One Need Not Be a Chamber to Be Haunted’.

This Dickinson quotation is about how the real ghosts are found within our own minds. We should fear our own thoughts and fears rather than the supposed presence of any external being. Forget about haunted houses or ghostly horses heard in old abbeys; the real terror is to be found within ourselves.

There’s a Certain Slant of Light’.

This line ushers us into a poem which focuses on the way that sunlight in the winter is oppressive and weighs down on us, making us feel low, unhappy, as if visited by a ‘Heavenly Hurt’.

The Heart Asks Pleasure First’.

This quotation was used by the composer Michael Nyman for his soundtrack to the 1993 film The Piano (even if you’re not familiar with Dickinson’s poem or with the film, you may recognise this piece of music).

What the human heart desires most (or ‘first’) is pleasure. But, failing that, we’ll settle for being excused from pain. If that isn’t available to us, sleep or unconsciousness is desirable.

Hope Is the Thing with Feathers’.

Poets before her had compared hope to a bird, but ‘thing with feathers’ was a peculiarly Dickinsonian touch.
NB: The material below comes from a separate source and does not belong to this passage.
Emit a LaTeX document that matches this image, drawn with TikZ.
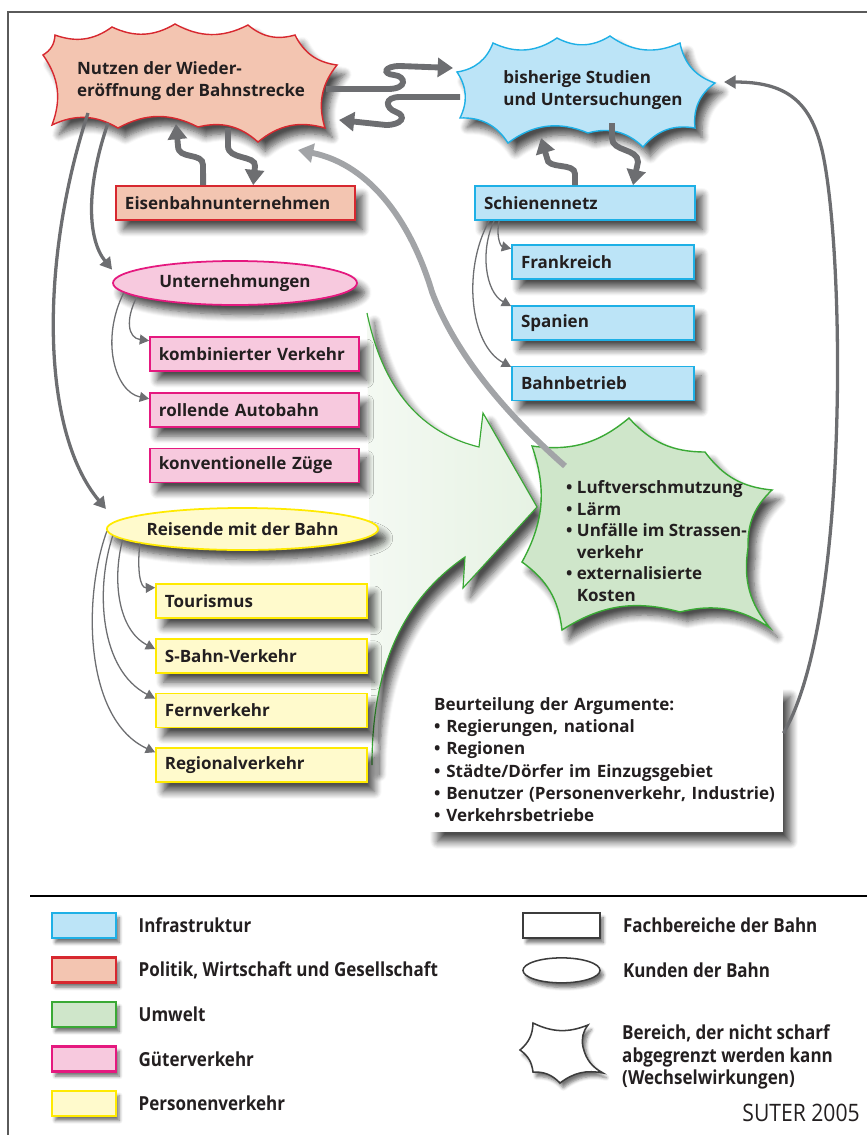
\documentclass[tikz,border=0pt]{standalone}
\usepackage{fontspec}
\setmainfont{Open Sans}
\newfontfamily\legendfont[FakeStretch=0.88]{Open Sans}
\usetikzlibrary{positioning, arrows.meta, shapes.geometric, shadows.blur}
\definecolor{clrinfra}{HTML}{BCE4F7}
\definecolor{clrinfra_frame}{HTML}{1EB0E6}
\definecolor{clrpolitik}{HTML}{F3C5B1}
\definecolor{clrpolitik_frame}{HTML}{D7282F}
\definecolor{clrumwelt}{HTML}{CFE6CA}
\definecolor{clrumwelt_light}{HTML}{E6F2E3}
\definecolor{clrumwelt_frame}{HTML}{3AA935}
\definecolor{clrgueter}{HTML}{F7C9DE}
\definecolor{clrgueter_frame}{HTML}{E5197F}
\definecolor{clrperson}{HTML}{FFFACC}
\definecolor{clrperson_frame}{HTML}{FFEA00}
\definecolor{clrarrow}{HTML}{6D6E71}
\definecolor{clrarrow_light}{HTML}{A2A4A7}
\definecolor{clrborder}{HTML}{3C3C3C}
\definecolor{clrframe}{HTML}{5A5A5A}
\definecolor{clrtext}{HTML}{231F20}
\newcommand{\boxfont}{\fontsize{14.5}{19}\selectfont\bfseries}

\begin{document}
\begin{tikzpicture}[
    x=0.03cm, y=-0.03cm,
    every node/.style={text=clrtext},
    dropshade/.style={blur shadow={shadow xshift=0.22cm, shadow yshift=-0.28cm, shadow blur radius=0.22cm, shadow blur steps=8, shadow opacity=70}},
    smallshade/.style={blur shadow={shadow xshift=0.1cm, shadow yshift=-0.14cm, shadow blur radius=0.1cm, shadow blur steps=5, shadow opacity=55}},
    block/.style={rectangle, line width=1.5pt, minimum height=1.02cm, inner xsep=0.27cm, inner ysep=0pt, align=left, font=\boxfont, dropshade},
    infrablock/.style={block, draw=clrinfra_frame, fill=clrinfra},
    politikblock/.style={block, draw=clrpolitik_frame, fill=clrpolitik},
    gueterblock/.style={block, draw=clrgueter_frame, fill=clrgueter, text width=5.73cm},
    personblock/.style={block, draw=clrperson_frame, fill=clrperson, text width=5.79cm},
    kunde/.style={ellipse, line width=1.5pt, inner sep=0pt, font=\boxfont, dropshade},
    burst/.style={line width=1.2pt, dropshade},
    wavearrow/.style={draw=clrarrow, line width=5pt, -{Triangle[length=13pt, width=16pt]}},
    linkarrow/.style={draw=clrarrow, line width=2.8pt, -{Triangle[length=10pt, width=11pt]}},
    thinarrow/.style={draw=clrarrow, line width=1.1pt, -{Triangle[length=8pt, width=8.5pt]}},
    legbox/.style={rectangle, line width=2.4pt, minimum width=1.92cm, minimum height=0.75cm, smallshade},
    legshape/.style={draw=clrborder, fill=white, line width=1.3pt, inner sep=0pt, minimum width=2.31cm, minimum height=0.75cm, smallshade},
    leglabel/.style={font=\legendfont\fontsize{16.5}{19}\selectfont\bfseries, inner xsep=0pt, anchor=west, align=left},
]
\useasboundingbox (0,0) rectangle (867,1135);
\draw[clrframe, line width=1.5pt] (8,1135) -- (8,12) -- (867,12);

% big green arrow
\shade[dropshade, left color=clrumwelt_light!45, right color=clrumwelt_light] (367,313) .. controls (385,400) and (430,435) .. (479,447) -- (483,413) -- (537,507) -- (463,588) -- (465,557) .. controls (395,605) and (372,680) .. (372,765) -- cycle;
\draw[clrumwelt_frame, line width=1pt] (367,313) .. controls (385,400) and (430,435) .. (479,447) -- (483,413) -- (537,507) -- (463,588) -- (465,557) .. controls (395,605) and (372,680) .. (372,765);

% bursts
\filldraw[burst, draw=clrpolitik_frame, fill=clrpolitik] (43,55) \foreach \x/\y in {55/35, 112/27, 175/24, 248/25, 295/35, 337/65, 325/128, 258/142, 198/127, 118/128, 52/125, 43/55} { to[bend right=28] (\x,\y) } -- cycle;
\node[font=\boxfont, align=left] (n_1) at (191,81) {Nutzen der Wieder-\\eröffnung der Bahnstrecke};
\filldraw[burst, draw=clrinfra_frame, fill=clrinfra] (457,72) \foreach \x/\y in {493/43, 557/38, 610/36, 680/43, 715/83, 695/128, 643/147, 588/133, 508/143, 460/118, 457/72} { to[bend right=30] (\x,\y) } -- cycle;
\node[font=\boxfont, align=left] (n_2) at (593,90) {bisherige Studien\\und Untersuchungen};
\filldraw[burst, draw=clrumwelt_frame, fill=clrumwelt] (532,446) \foreach \x/\y in {629/418, 705/452, 772/490, 748/548, 770/628, 680/612, 562/630, 522/562, 532/446} { to[bend right=24] (\x,\y) } -- cycle;
\node[font=\fontsize{14.5}{18.4}\selectfont\bfseries, align=left, anchor=west] (n_17) at (562,541) {\textbullet\ Luftverschmutzung\\\textbullet\ Lärm\\\textbullet\ Unfälle im Strassen-\\\phantom{\textbullet\ }verkehr\\\textbullet\ externalisierte\\\phantom{\textbullet\ }Kosten};

% boxes
\node[politikblock, text width=6.63cm] (n_3) at (235.5,203) {Eisenbahnunternehmen};
\node[infrablock, text width=6.06cm] (n_4) at (585,203) {Schienennetz};
\node[infrablock, text width=4.92cm] (n_5) at (603,262) {Frankreich};
\node[infrablock, text width=4.92cm, below=0.75cm of n_5] (n_6) {Spanien};
\node[infrablock, text width=4.92cm, below=0.75cm of n_6] (n_7) {Bahnbetrieb};
\node[kunde, draw=clrgueter_frame, fill=clrgueter, minimum width=7.32cm, minimum height=1.32cm] (n_8) at (235,283) {Unternehmungen};
\node[gueterblock] (n_9) at (254.5,354) {kombinierter Verkehr};
\node[gueterblock, below=0.6cm of n_9] (n_10) {rollende Autobahn};
\node[gueterblock, below=0.6cm of n_10] (n_11) {konventionelle Züge};
\node[kunde, draw=clrperson_frame, fill=clrperson, minimum width=7.35cm, minimum height=1.26cm] (n_12) at (242.5,529) {Reisende mit der Bahn};
\node[personblock] (n_13) at (261.5,601) {Tourismus};
\node[personblock, below=0.57cm of n_13] (n_14) {S-Bahn-Verkehr};
\node[personblock, below=0.57cm of n_14] (n_15) {Fernverkehr};
\node[personblock, below=0.57cm of n_15] (n_16) {Regionalverkehr};
\node[fill=white, dropshade, font=\boxfont, align=left, text width=10.35cm, inner xsep=0.12cm, minimum height=4.35cm, anchor=north west] (n_18) at (430,687) {Beurteilung der Argumente:\\\textbullet\ Regierungen, national\\\textbullet\ Regionen\\\textbullet\ Städte/Dörfer im Einzugsgebiet\\\textbullet\ Benutzer (Personenverkehr, Industrie)\\\textbullet\ Verkehrsbetriebe};

% connectors
\coordinate (p_1) at (326,89);
\coordinate (p_2) at (453,68);
\coordinate (p_3) at (460,97);
\coordinate (p_4) at (339,120);
\coordinate (p_5) at (176,124);
\coordinate (p_6) at (228,128);
\coordinate (p_7) at (541,138);
\coordinate (p_8) at (612,123);
\coordinate (p_9) at (724,82);
\coordinate (p_10) at (565,466);
\coordinate (p_11) at (298,150);
\coordinate (p_12) at (88,113);
\coordinate (p_13) at (108,123);
\draw[wavearrow] (p_1) -- (388,89) .. controls (408,89) and (406,76) .. (394,75) .. controls (382,74) and (384,66) .. (400,66) -- (p_2);
\draw[wavearrow] (p_3) -- (400,97) .. controls (384,97) and (385,108) .. (396,112) .. controls (407,116) and (402,125) .. (386,125) -- (p_4);
\draw[wavearrow] ([xshift=-0.97cm]n_3.north) -- (203,165) .. controls (203,152) and (178,160) .. (178,146) -- (p_5);
\draw[wavearrow] (p_6) -- (228,146) .. controls (228,160) and (256,155) .. (255,166) -- ([xshift=0.53cm]n_3.north);
\draw[wavearrow] ([xshift=-0.3cm]n_4.north) -- (575,174) .. controls (575,162) and (547,170) .. (547,158) -- (p_7);
\draw[wavearrow] (p_8) -- (612,138) .. controls (612,152) and (638,148) .. (638,162) -- ([xshift=1.44cm]n_4.north);
\draw[wavearrow, draw=clrarrow_light] (p_10) .. controls (490,400) and (450,340) .. (432,292) .. controls (412,225) and (372,165) .. (p_11);
\draw[linkarrow] ([yshift=0.8cm]n_18.east) .. controls (850,620) and (845,250) .. (822,150) .. controls (810,100) and (785,82) .. (p_9);
\draw[linkarrow] (p_12) .. controls (40,260) and (40,430) .. ([yshift=0.6cm]n_12.west);
\draw[linkarrow] (p_13) .. controls (85,190) and (88,240) .. ([yshift=0.4cm]n_8.west);
\draw[thinarrow] (n_8.188) .. controls (125,320) and (128,338) .. ([yshift=0.4cm]n_9.west);
\draw[thinarrow] (n_8.185) .. controls (100,340) and (115,392) .. ([yshift=0.33cm]n_10.west);
\draw[thinarrow] ([xshift=0.75cm]n_4.south west) .. controls (496,235) and (500,246) .. ([yshift=0.4cm]n_5.west);
\draw[thinarrow] ([xshift=0.6cm]n_4.south west) .. controls (480,250) and (485,292) .. ([yshift=0.5cm]n_6.west);
\draw[thinarrow] ([xshift=0.45cm]n_4.south west) .. controls (462,270) and (470,345) .. ([yshift=0.5cm]n_7.west);
\draw[thinarrow] (n_12.188) .. controls (137,570) and (140,588) .. ([yshift=0.4cm]n_13.west);
\draw[thinarrow] (n_12.185) .. controls (112,580) and (118,630) .. ([yshift=0.2cm]n_14.west);
\draw[thinarrow] (n_12.183) .. controls (95,590) and (100,670) .. ([yshift=0.36cm]n_15.west);
\draw[thinarrow] (n_12.181) .. controls (82,600) and (85,720) .. ([yshift=0.39cm]n_16.west);

% legend
\draw[black, line width=1.8pt] (30,896) -- (867,896);
\node[legbox, draw=clrinfra_frame, fill=clrinfra] (lg_1) at (84,925.5) {};
\node[legbox, draw=clrpolitik_frame, fill=clrpolitik, below=0.5cm of lg_1] (lg_2) {};
\node[legbox, draw=clrumwelt_frame, fill=clrumwelt, below=0.5cm of lg_2] (lg_3) {};
\node[legbox, draw=clrgueter_frame, fill=clrgueter, below=0.5cm of lg_3] (lg_4) {};
\node[legbox, draw=clrperson_frame, fill=clrperson, below=0.5cm of lg_4] (lg_5) {};
\node[leglabel, right=0.63cm of lg_1] (lg_1_text) {Infrastruktur};
\node[leglabel, right=0.63cm of lg_2] (lg_2_text) {Politik, Wirtschaft und Gesellschaft};
\node[leglabel, right=0.63cm of lg_3] (lg_3_text) {Umwelt};
\node[leglabel, right=0.63cm of lg_4] (lg_4_text) {Güterverkehr};
\node[leglabel, right=0.63cm of lg_5] (lg_5_text) {Personenverkehr};
\node[legshape, rectangle] (lg_6) at (561.5,925.5) {};
\node[legshape, ellipse, below=0.55cm of lg_6] (lg_7) {};
\node[leglabel, right=0.66cm of lg_6] (lg_6_text) {Fachbereiche der Bahn};
\node[leglabel, right=0.66cm of lg_7] (lg_7_text) {Kunden der Bahn};
\filldraw[draw=clrborder, fill=white, line width=1.3pt, smallshade] (533,1023) \foreach \x/\y in {588/1025, 583/1047, 603/1073, 560/1083, 533/1072, 520/1050, 533/1023} { to[bend right=24] (\x,\y) } -- cycle;
\node[leglabel] (lg_8_text) at (622,1057) {Bereich, der nicht scharf\\abgegrenzt werden kann\\(Wechselwirkungen)};
\node[font=\legendfont\fontsize{20.5}{24}\selectfont, anchor=east, inner sep=0pt] (lg_9) at (860,1113) {SUTER 2005};
\end{tikzpicture}
\end{document}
Hope, for Dickinson, sings its wordless tune and never stops singing it: nothing can faze it.

I’m Nobody! Who Are You?’.

This opening line – one of Emily Dickinson’s best-known and most widely quoted – may be summarised very simply as being about how it is actually quite nice to be a Nobody rather than a Somebody – that anonymity is preferable to fame or public recognition.

I Felt a Funeral in My Brain’.

In this quotation, and the ensuing poem, Dickinson uses the metaphor of the funeral for what is going on inside her head (we will assume that the speaker is female here, though this is only surmise: Dickinson often uses male speakers in her poetry).

Her sanity and reason have died, and the chaos inside her mind is like the mourners at a funeral walking backward and forward.

My Life Closed Twice Before Its Close’.

Thus begins a short poem in which Dickinson ponders immortality and the concept of an afterlife, by posing a first line which doubles up as a riddle. How can one’s life close twice before it closes?

This World Is Not Conclusion’.

This seems an apt poem to conclude our pick of the best Emily Dickinson quotations. The world that we know and live in is not the only one, and everything does not end with death. Something is found beyond this life, but although it has physical existence, it is mysterious and invisible.